Let’s zoom into a call graph to illustrate these benefits. Imagine being a developer of the Java OSS logback-access with the tedious task of assessing whether and how vulnerable OSS functions deep inside dependencies can be invoked.

Birds-eye view

We start from a call graph in its full beauty: Figure A visualises a (relatively small) call graph generated for logback-access 1.4.6.

Its construction started from the functions included in logback-access (slightly bigger nodes highlighted in green). All the other nodes represent functions in the 24 dependencies of logback-access (those with Maven scopes compile and provided, including optional ones) that are directly or indirectly invoked by logback-access. The nodes colored in dark red, for example, belong to the component tomcat-coyote. Overall, the graph contains 14K+ nodes and 60K+ edges, which represent call relationships between functions.

It is important to understand that non-reachable functions have already been excluded, i.e., only functions that can actually be called in the context of logback-access are part of the graph.

Figure A

Paths to vulnerable functions

The birds-eye is not very useful when assessing vulnerabilities. But all nodes and edges have been annotated with vulnerability information and other metadata to support fine-grained content filters. Sample metadata comprises Java function signatures, Maven artifact identifiers or a CVE identifier and CVSS score for vulnerable functions.

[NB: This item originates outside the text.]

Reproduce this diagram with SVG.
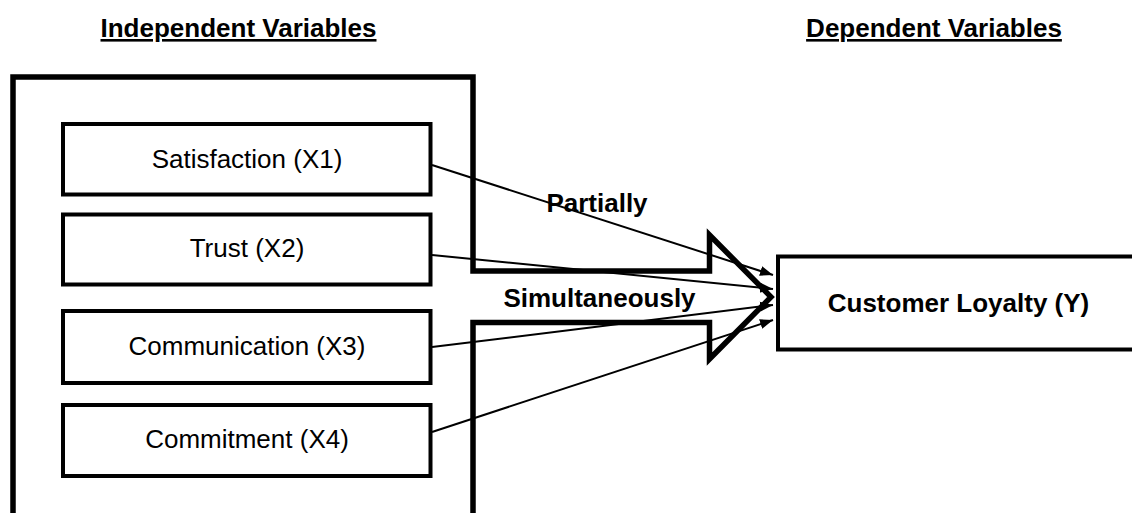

First, we hide all the function invocations (edges) that do not lead to vulnerable functions (Figure B). The resulting graph is more digestible and shows 7 different vulnerable functions in the (optional) dependencies of logback-access 1.4.6, each labeled with (abbreviated) function name and CVE identifier.

Figure B

Paths to CVE-2023-26049

The function CookieCutter.parseFields() is part of the OSS component jetty-http and affected by vulnerability CVE-2023-26049. To better investigate its invocation, we will filter all nodes and edges not leading to it (Figure C).

This shrinks the call graph to a size allowing logback-access developers to follow individual invocation paths starting from their component (in green). In this example, the path passes from functions of logback-access to functions of logback-core (light red) and jetty-server (orange) until it reaches CookieCutter.parseFields in jetty-http (gray). Hovering over nodes and edges would show additional metadata.

Figure C

Nearby CookieCutter.parseFields

Zooming further into the graph highlights the invocation path even more clearly: Figure D only contains paths with a distance of 4 or less to the vulnerable function. One of the critical paths starts at the logback-access function AccessEvent.getCookie and goes through Request.getCookies and Cookies.getCookies until it reaches CookieCutter.parseFields in component jetty-http.

We could stop here and conclude that call graphs reveal how a vulnerable function is invoked in the context of an application, no matter how deeply it is buried. This is important evidence that a given vulnerability really matters in the context of the application.

But looking at vulnerabilities at this level of detail also supports the actual mitigation, which typically comprises updating the dependency to a fixed version.

Since the call graph contains the vulnerable function signature, i.e. its name, parameters and return types, we can check whether this function also exists as-is in the fixed version. If not, an update could lead to breaking changes that manifest in compile or runtime errors. But suppose the update is not possible? The graph provides information to help develop a local, application-level fix.

Figure D

Conclusion

Call graph analysis is useful for vulnerability assessment and mitigation. Voluminous call graphs with tens of thousands of nodes and edges allow digging deep into individual functions and function invocations for the purpose of understanding whether and how a given vulnerable function can be invoked and how such invocation can be fixed.

Such code-based analysis is crucial to overcoming the deficiencies of current approaches to OSS risk management and SCA, which are mostly based on package metadata and therefore prone to false-positives and cannot effectively support mitigation.